The task
Once the pictures are set aside, transcribe the remaining data exactly.

start Supplied material

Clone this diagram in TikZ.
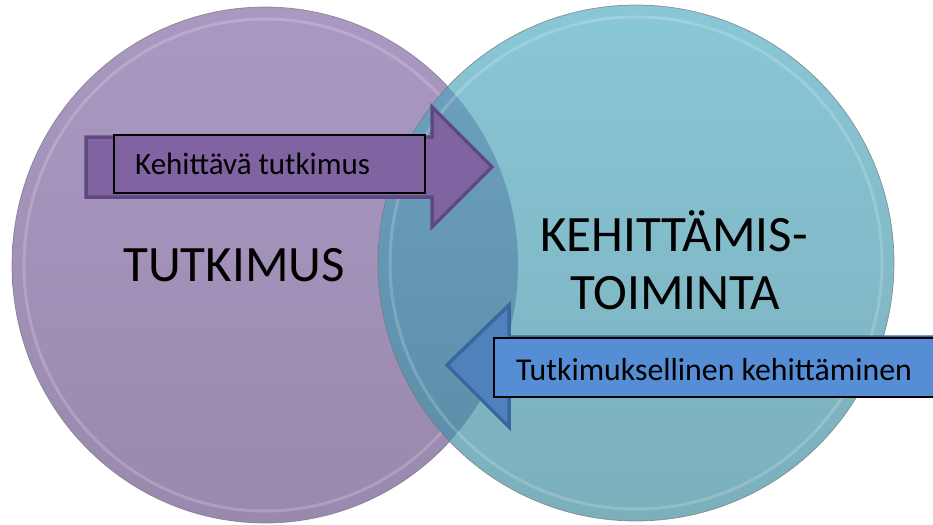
\documentclass[tikz,border=0pt]{standalone}
\usepackage{fontspec}
\setmainfont{Carlito}
\definecolor{lcTop}{HTML}{A999C2}
\definecolor{lcBot}{HTML}{9A89AE}
\definecolor{rcTop}{HTML}{89C7D7}
\definecolor{rcBot}{HTML}{7BAFBC}
\definecolor{ovTop}{HTML}{6FA2C0}
\definecolor{ovBot}{HTML}{5A8CA7}
\definecolor{arrP}{HTML}{8064A2}
\definecolor{arrPd}{HTML}{5E4A7E}
\definecolor{boxB}{HTML}{558ED5}
\definecolor{arrB}{HTML}{4F81BD}
\definecolor{arrBd}{HTML}{3A67A0}
\begin{document}
\begin{tikzpicture}[x=1pt,y=-1pt,
  bigtxt/.style={font=\fontsize{51}{58}\selectfont, inner sep=0pt, anchor=base},
  smalltxt/.style={font=\fontsize{31}{36}\selectfont, inner sep=0pt, anchor=base west},
  labelbox/.style={draw=black, line width=1.5pt, inner sep=0pt},
  rim/.style={white, opacity=0.18, line width=3pt},
  edge/.style={black!55, opacity=0.7, line width=0.7pt}]
\useasboundingbox (0,0) rectangle (933,524);
\fill[white] (0,0) rectangle (933,524);
% left circle
\shade[top color=lcTop, bottom color=lcBot] (265,265) ellipse [x radius=253pt, y radius=258pt];
\draw[rim] (265,265) ellipse [x radius=241pt, y radius=246pt];
\draw[edge] (265,265) ellipse [x radius=253pt, y radius=258pt];
% right circle
\shade[top color=rcTop, bottom color=rcBot] (636,263) circle [radius=258pt];
\begin{scope}
  \clip (265,265) ellipse [x radius=253pt, y radius=258pt];
  \shade[top color=ovTop, bottom color=ovBot] (636,263) circle [radius=258pt];
\end{scope}
\draw[rim] (636,263) circle [radius=246pt];
\draw[edge] (636,263) circle [radius=258pt];
% purple arrow
\draw[fill=arrP, draw=arrPd, line width=3.5pt, line join=miter]
  (86,137) -- (432,137) -- (432,107) -- (492,167) -- (432,227) -- (432,197) -- (86,197) -- cycle;
\node[labelbox, fill=arrP, minimum width=311pt, minimum height=58pt] (kbox) at (269.5,164) {};
\node[smalltxt] (ktxt) at (135,174) {Kehittävä tutkimus};
% blue arrow
\draw[fill=arrB, draw=arrBd, line width=3.5pt, line join=miter]
  (447,365) -- (509,305) -- (509,337) -- (945,337) -- (945,396) -- (509,396) -- (509,427) -- cycle;
\node[labelbox, fill=boxB, minimum width=451pt, minimum height=59pt] (tbox) at (719.5,367.5) {};
\node[smalltxt, font=\fontsize{31.8}{36}\selectfont] (ttxt) at (516,380) {Tutkimuksellinen kehittäminen};
% big labels
\node[bigtxt] (tut) at (234,281) {TUTKIMUS};
\node[bigtxt] (keh) at (674,251) {KEHITTÄMIS-};
\node[bigtxt] (toi) at (675,309) {TOIMINTA};
\end{tikzpicture}
\end{document}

end Supplied material

Expected answer
Clone this diagram in TikZ.
\documentclass[tikz,border=0pt]{standalone}
\usepackage{fontspec}
\setmainfont{Carlito}
\definecolor{lcTop}{HTML}{A999C2}
\definecolor{lcBot}{HTML}{9A89AE}
\definecolor{rcTop}{HTML}{89C7D7}
\definecolor{rcBot}{HTML}{7BAFBC}
\definecolor{ovTop}{HTML}{6FA2C0}
\definecolor{ovBot}{HTML}{5A8CA7}
\definecolor{arrP}{HTML}{8064A2}
\definecolor{arrPd}{HTML}{5E4A7E}
\definecolor{boxB}{HTML}{558ED5}
\definecolor{arrB}{HTML}{4F81BD}
\definecolor{arrBd}{HTML}{3A67A0}
\begin{document}
\begin{tikzpicture}[x=1pt,y=-1pt,
  bigtxt/.style={font=\fontsize{51}{58}\selectfont, inner sep=0pt, anchor=base},
  smalltxt/.style={font=\fontsize{31}{36}\selectfont, inner sep=0pt, anchor=base west},
  labelbox/.style={draw=black, line width=1.5pt, inner sep=0pt},
  rim/.style={white, opacity=0.18, line width=3pt},
  edge/.style={black!55, opacity=0.7, line width=0.7pt}]
\useasboundingbox (0,0) rectangle (933,524);
\fill[white] (0,0) rectangle (933,524);
% left circle
\shade[top color=lcTop, bottom color=lcBot] (265,265) ellipse [x radius=253pt, y radius=258pt];
\draw[rim] (265,265) ellipse [x radius=241pt, y radius=246pt];
\draw[edge] (265,265) ellipse [x radius=253pt, y radius=258pt];
% right circle
\shade[top color=rcTop, bottom color=rcBot] (636,263) circle [radius=258pt];
\begin{scope}
  \clip (265,265) ellipse [x radius=253pt, y radius=258pt];
  \shade[top color=ovTop, bottom color=ovBot] (636,263) circle [radius=258pt];
\end{scope}
\draw[rim] (636,263) circle [radius=246pt];
\draw[edge] (636,263) circle [radius=258pt];
% purple arrow
\draw[fill=arrP, draw=arrPd, line width=3.5pt, line join=miter]
  (86,137) -- (432,137) -- (432,107) -- (492,167) -- (432,227) -- (432,197) -- (86,197) -- cycle;
\node[labelbox, fill=arrP, minimum width=311pt, minimum height=58pt] (kbox) at (269.5,164) {};
\node[smalltxt] (ktxt) at (135,174) {Kehittävä tutkimus};
% blue arrow
\draw[fill=arrB, draw=arrBd, line width=3.5pt, line join=miter]
  (447,365) -- (509,305) -- (509,337) -- (945,337) -- (945,396) -- (509,396) -- (509,427) -- cycle;
\node[labelbox, fill=boxB, minimum width=451pt, minimum height=59pt] (tbox) at (719.5,367.5) {};
\node[smalltxt, font=\fontsize{31.8}{36}\selectfont] (ttxt) at (516,380) {Tutkimuksellinen kehittäminen};
% big labels
\node[bigtxt] (tut) at (234,281) {TUTKIMUS};
\node[bigtxt] (keh) at (674,251) {KEHITTÄMIS-};
\node[bigtxt] (toi) at (675,309) {TOIMINTA};
\end{tikzpicture}
\end{document}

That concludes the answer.